2. Automatic updates
On-premise software updates require a planned maintenance window, often a downtime period, and IT effort. New UAE Labour Law changes? You wait for an update package, schedule the deploy, and hope it doesn’t break anything. Cloud updates are continuous and invisible — the system improves while you’re using it.
3. Disaster recovery built in
On-premise disaster recovery is a discipline you have to maintain — backups, off-site replication, failover testing. Most organisations claim to have DR; few have tested it recently. Cloud providers maintain DR as part of the service.
4. Predictable operational cost
Cloud attendance is a monthly per-staff licence. On-premise is upfront hardware + perpetual licence + annual maintenance + IT team allocation + occasional unexpected fixes. The total cost of on-premise is consistently underestimated.
5. Multi-site easier
On-premise across multiple sites requires either VPN connections to a central server or per-site server installations. Cloud handles multi-site natively — each site just connects to the cloud endpoint.
6. Mobile-friendly
Cloud is the natural home for a mobile-first attendance system. On-premise mobile access typically requires VPN or a dedicated reverse-proxy setup, both of which are operationally fragile.
The PDPL question
The most common objection to cloud-hosted attendance is data residency under UAE PDPL. The answer:
- Pick a provider that hosts in a UAE-aligned regional data centre.
- Verify biometric data does not leave the region for processing.
- Verify the encryption-at-rest and encryption-in-transit standards.
- Verify the retention policies and data-subject rights paths.
Done correctly, cloud-hosted attendance is fully PDPL-aligned. Done incorrectly, on-premise attendance can be equally non-compliant. The hosting model is not the compliance question; the controls around the data are.
The security question, addressed honestly
Many IT leaders trust on-premise “because we control it”. In practice, control over an under-resourced server room often means out-of-date patches, weak access controls, and untested backups. Major cloud providers have full-time security teams, automated patch management, and continuous monitoring that few in-house teams can match.

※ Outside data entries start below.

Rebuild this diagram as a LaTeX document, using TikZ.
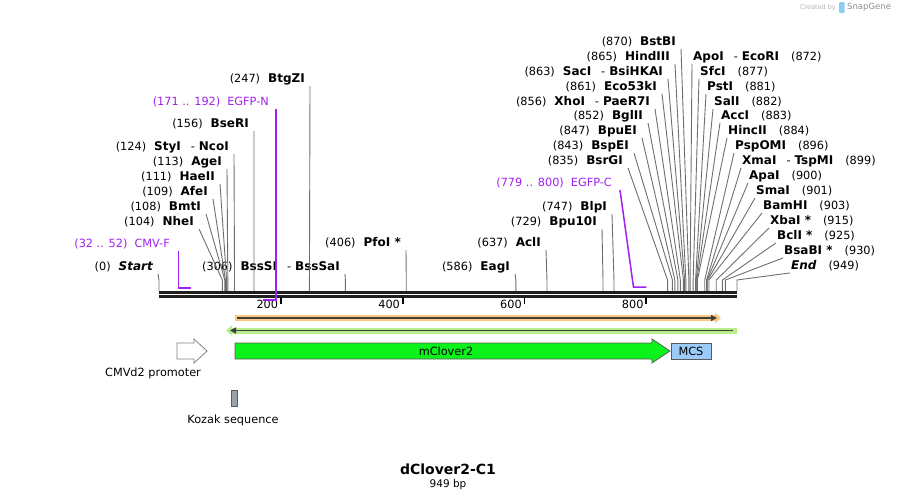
\documentclass[tikz,border=0pt]{standalone}
\usepackage{fontspec}
\setmainfont{DejaVu Sans}
\usepackage{tikz}
\usetikzlibrary{arrows.meta}
\definecolor{cutgray}{HTML}{6E6E6E}
\definecolor{primerpurple}{HTML}{A020F0}
\definecolor{orfOrange}{HTML}{FBC97F}
\definecolor{orfGreen}{HTML}{B8EE88}
\definecolor{orfDark}{HTML}{3F3F3F}
\definecolor{cloverGreen}{HTML}{0BF31B}
\definecolor{mcsBlue}{HTML}{9CCBF7}
\definecolor{kozakGray}{HTML}{9AA2AC}
\definecolor{featEdge}{HTML}{5A5A5A}
\definecolor{snapBlue}{HTML}{8CCDF2}
\newcommand{\bpx}[1]{159+0.60906*#1}
\newcommand{\enz}[1]{{\fontsize{12}{13}\selectfont\bfseries #1}}
\tikzset{
		mapfont/.style={font=\fontsize{11.3}{13}\selectfont},
		enzleft/.style={mapfont, anchor=east, inner xsep=5pt, inner ysep=1.5pt, text height=8.5pt, text depth=2pt},
		enzright/.style={enzleft, anchor=west, inner xsep=1pt},
		primerlbl/.style={enzleft, inner xsep=8pt, text=primerpurple},
		cutline/.style={draw=cutgray, line width=0.9pt},
		primer/.style={draw=primerpurple, line width=1.5pt},
		backbone/.style={draw=black!88, line width=2.7pt},
		tickmark/.style={draw=black, line width=1.8pt},
		orfband/.style={line width=6pt, -{Triangle[length=6pt,width=10pt]}},
		orfline/.style={draw=orfDark, line width=1.8pt, -{Triangle[length=6pt,width=6pt]}},
		feature/.style={draw=featEdge, line width=0.8pt}
	}

\begin{document}
\begin{tikzpicture}[x=1pt,y=-1pt]
				\useasboundingbox (0,0) rectangle (897,501);

				\foreach \b in {0,104,108,109,111,113,124,156,247,306,406,586,637,729,747,835,843,847,852,856,861,863,865,870,872,877,881,882,883,884,896,899,900,901,903,915,925,930,949}
					\coordinate (s\b) at (\bpx{\b},291);

				\node[enzleft]  (btgzi)   at (310,79)  {(247)\hskip 8pt\enz{BtgZI}};
				\node[enzleft]  (bseri)   at (254,124) {(156)\hskip 8pt\enz{BseRI}};
				\node[enzleft]  (ncoi)    at (234,147) {(124)\hskip 8pt\enz{StyI}\hskip 10pt-\hskip 4pt\enz{NcoI}};
				\node[enzleft]  (agei)    at (227,162) {(113)\hskip 8pt\enz{AgeI}};
				\node[enzleft]  (haeii)   at (220,177) {(111)\hskip 8pt\enz{HaeII}};
				\node[enzleft]  (afei)    at (213,192) {(109)\hskip 8pt\enz{AfeI}};
				\node[enzleft]  (bmti)    at (206,207) {(108)\hskip 8pt\enz{BmtI}};
				\node[enzleft]  (nhei)    at (199,222) {(104)\hskip 8pt\enz{NheI}};
				\node[enzleft]  (start)   at (158,267) {(0)\hskip 8pt\enz{\itshape Start}};
				\node[enzleft]  (bsssi)   at (345,267) {(306)\hskip 8pt\enz{BssSI}\hskip 10pt-\hskip 4pt\enz{BssSaI}};
				\node[enzleft]  (pfoi)    at (406,243) {(406)\hskip 8pt\enz{PfoI *}};
				\node[enzleft]  (eagi)    at (515,267) {(586)\hskip 8pt\enz{EagI}};
				\node[enzleft]  (acli)    at (546,243) {(637)\hskip 8pt\enz{AclI}};
				\node[enzleft]  (bpuxi)   at (602,222) {(729)\hskip 8pt\enz{Bpu10I}};
				\node[enzleft]  (blpi)    at (612,207) {(747)\hskip 8pt\enz{BlpI}};

				\node[enzleft]  (bstbi)   at (681,42)  {(870)\hskip 8pt\enz{BstBI}};
				\node[enzleft]  (hindiii) at (675,57)  {(865)\hskip 8pt\enz{HindIII}};
				\node[enzleft]  (saci)    at (668,72)  {(863)\hskip 8pt\enz{SacI}\hskip 10pt-\hskip 4pt\enz{BsiHKAI}};
				\node[enzleft]  (ecolki)  at (662,87)  {(861)\hskip 8pt\enz{Eco53kI}};
				\node[enzleft]  (xhoi)    at (655,102) {(856)\hskip 8pt\enz{XhoI}\hskip 10pt-\hskip 4pt\enz{PaeR7I}};
				\node[enzleft]  (bglii)   at (648,116) {(852)\hskip 8pt\enz{BglII}};
				\node[enzleft]  (bpuei)   at (642,131) {(847)\hskip 8pt\enz{BpuEI}};
				\node[enzleft]  (bspei)   at (634,146) {(843)\hskip 8pt\enz{BspEI}};
				\node[enzleft]  (bsrgi)   at (628,161) {(835)\hskip 8pt\enz{BsrGI}};

				\node[enzright] (ecori)   at (692,57)  {\enz{ApoI}\hskip 10pt-\hskip 4pt\enz{EcoRI}\hskip 12pt(872)};
				\node[enzright] (sfci)    at (699,72)  {\enz{SfcI}\hskip 12pt(877)};
				\node[enzright] (psti)    at (706,87)  {\enz{PstI}\hskip 12pt(881)};
				\node[enzright] (sali)    at (713,102) {\enz{SalI}\hskip 12pt(882)};
				\node[enzright] (acci)    at (720,116) {\enz{AccI}\hskip 12pt(883)};
				\node[enzright] (hincii)  at (727,131) {\enz{HincII}\hskip 12pt(884)};
				\node[enzright] (pspomi)  at (734,146) {\enz{PspOMI}\hskip 12pt(896)};
				\node[enzright] (tspmi)   at (741,161) {\enz{XmaI}\hskip 10pt-\hskip 4pt\enz{TspMI}\hskip 12pt(899)};
				\node[enzright] (apai)    at (748,176) {\enz{ApaI}\hskip 12pt(900)};
				\node[enzright] (smai)    at (755,191) {\enz{SmaI}\hskip 12pt(901)};
				\node[enzright] (bamhi)   at (762,206) {\enz{BamHI}\hskip 12pt(903)};
				\node[enzright] (xbai)    at (769,221) {\enz{XbaI *}\hskip 12pt(915)};
				\node[enzright] (bcli)    at (776,236) {\enz{BclI *}\hskip 12pt(925)};
				\node[enzright] (bsabi)   at (783,251) {\enz{BsaBI *}\hskip 12pt(930)};
				\node[enzright] (endlbl)  at (790,266) {\enz{\itshape End}\hskip 12pt(949)};

				\foreach \n/\b in {btgzi/247,bseri/156,ncoi/124,agei/113,haeii/111,afei/109,bmti/108,nhei/104,start/0,bsssi/306,pfoi/406,eagi/586,acli/637,bpuxi/729,blpi/747,bstbi/870,hindiii/865,saci/863,ecolki/861,xhoi/856,bglii/852,bpuei/847,bspei/843,bsrgi/835}
					\draw[cutline] (\n.south east) -- ([yshift=11pt]s\b) -- (s\b);
				\foreach \n/\b in {ecori/872,sfci/877,psti/881,sali/882,acci/883,hincii/884,pspomi/896,tspmi/899,apai/900,smai/901,bamhi/903,xbai/915,bcli/925,bsabi/930,endlbl/949}
					\draw[cutline] (\n.south west) -- ([yshift=11pt]s\b) -- (s\b);

				\coordinate (bbl) at (159,292.4);
				\coordinate (bbr) at (737,292.4);
				\draw[backbone] (bbl) -- (bbr);
				\draw[backbone] ([yshift=-4pt]bbl) -- ([yshift=-4pt]bbr);

				\foreach \t in {200,400,600,800}{
					\coordinate (t\t) at (\bpx{\t},297);
					\draw[tickmark] (t\t) -- ++(0,7);
					\node[mapfont, anchor=east, inner sep=0pt] (tick\t) at (\bpx{\t}-2.5,304) {\t};
				}

				\node[primerlbl] (cmvf)  at (178,244) {(32 .. 52)\hskip 7pt CMV-F};
				\node[primerlbl] (egfpn) at (277,102) {(171 .. 192)\hskip 7pt EGFP-N};
				\node[primerlbl] (egfpc) at (620,183) {(779 .. 800)\hskip 7pt EGFP-C};
				\coordinate (p32)  at (\bpx{32},288);
				\coordinate (p52)  at (\bpx{52},288);
				\coordinate (p171) at (\bpx{171},300);
				\coordinate (p192) at (\bpx{192},300);
				\coordinate (p779) at (\bpx{779},287);
				\coordinate (p800) at (\bpx{800},287);
				\draw[primer] (cmvf.south east -| p32) -- (p32) -- (p52);
				\draw[primer] (egfpn.south east -| p192) -- (p192) -- (p171);
				\draw[primer] (egfpc.south east) -- (p779) -- (p800);

				\coordinate (orfa) at (235,318);
				\coordinate (orfb) at (721,318);
				\coordinate (orfc) at (737,330.5);
				\coordinate (orfd) at (226,330.5);
				\draw[orfband, draw=orfOrange, fill=orfOrange] (orfa) -- (orfb);
				\draw[orfline] ([xshift=2pt]orfa) -- ([xshift=-4pt]orfb);
				\draw[orfband, draw=orfGreen, fill=orfGreen] (orfc) -- (orfd);
				\draw[orfline] ([xshift=-4pt]orfc) -- ([xshift=4pt]orfd);

				\draw[feature, fill=cloverGreen] (235,343) -- (652,343) -- (652,339) -- (670,351) -- (652,363) -- (652,359) -- (235,359) -- cycle;
				\node[mapfont] (clover) at (446,351) {mClover2};
				\draw[feature, fill=mcsBlue] (671,343) rectangle (711,359);
				\node[mapfont] (mcs) at (691,351) {MCS};
				\draw[feature, draw=black!50, fill=white] (177,343) -- (194,343) -- (194,339) -- (207,351) -- (194,363) -- (194,359) -- (177,359) -- cycle;
				\node[mapfont] (cmvd) at (153,373) {CMVd2 promoter};
				\draw[feature, fill=kozakGray] (231,390) rectangle (237,406);
				\node[mapfont] (kozak) at (233,420) {Kozak sequence};

				\node[font=\fontsize{14}{16}\selectfont\bfseries] (title) at (448,469) {dClover2-C1};
				\node[font=\fontsize{10.5}{12}\selectfont] (size) at (448,485) {949 bp};

				\node[font=\fontsize{6.5}{8}\selectfont, text=black!30, anchor=east, inner sep=0pt] (credit) at (836,7.5) {Created by};
				\fill[snapBlue, rounded corners=1pt] (839,2) rectangle (844.5,13);
				\node[font=\fontsize{8.5}{10}\selectfont, text=black!45, anchor=west, inner sep=0pt] (snapgene) at (847,7.5) {SnapGene};
			\end{tikzpicture}
\end{document}
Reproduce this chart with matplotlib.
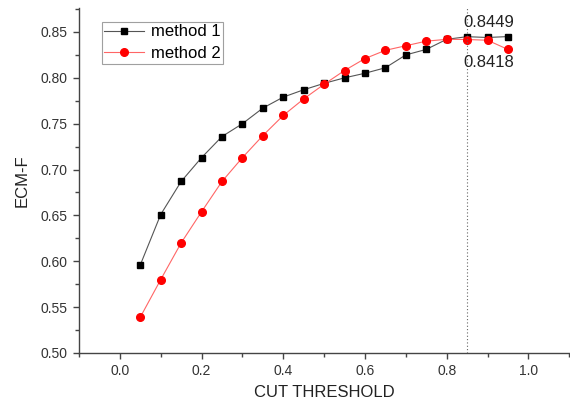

The honest statement: for most organisations the cloud is more secure than what they could run in-house. The exceptions are organisations with mature, well-resourced security teams — and those teams are usually comfortable with the cloud anyway.
When to switch
Most UAE organisations on legacy on-premise attendance switch to cloud when one of three things happens:
- Hardware end-of-life (the server or readers are dying).
- Vendor end-of-support (no more patches, no more bug fixes).
- A compliance event (an inspection raised concerns about the audit trail or retention).
All three are reasonable triggers. None of them require a multi-year project — modern cloud attendance can be live in weeks, not months.
Frequently asked questions
Is cloud attendance secure enough for our data?+
Modern cloud-hosted attendance is encrypted at rest and in transit, with controls many on-premise deployments lack (managed patching, disaster recovery, security monitoring). For most organisations the cloud is more secure, not less.
What about data residency under UAE PDPL?+
Choose a provider that hosts in a UAE-aligned regional data centre. Biometric data should not leave the region for processing.
When does on-premise still make sense?+
Air-gapped environments, very strict government data residency requirements, or specific procurement constraints. For most commercial UAE workforces, cloud is the right choice.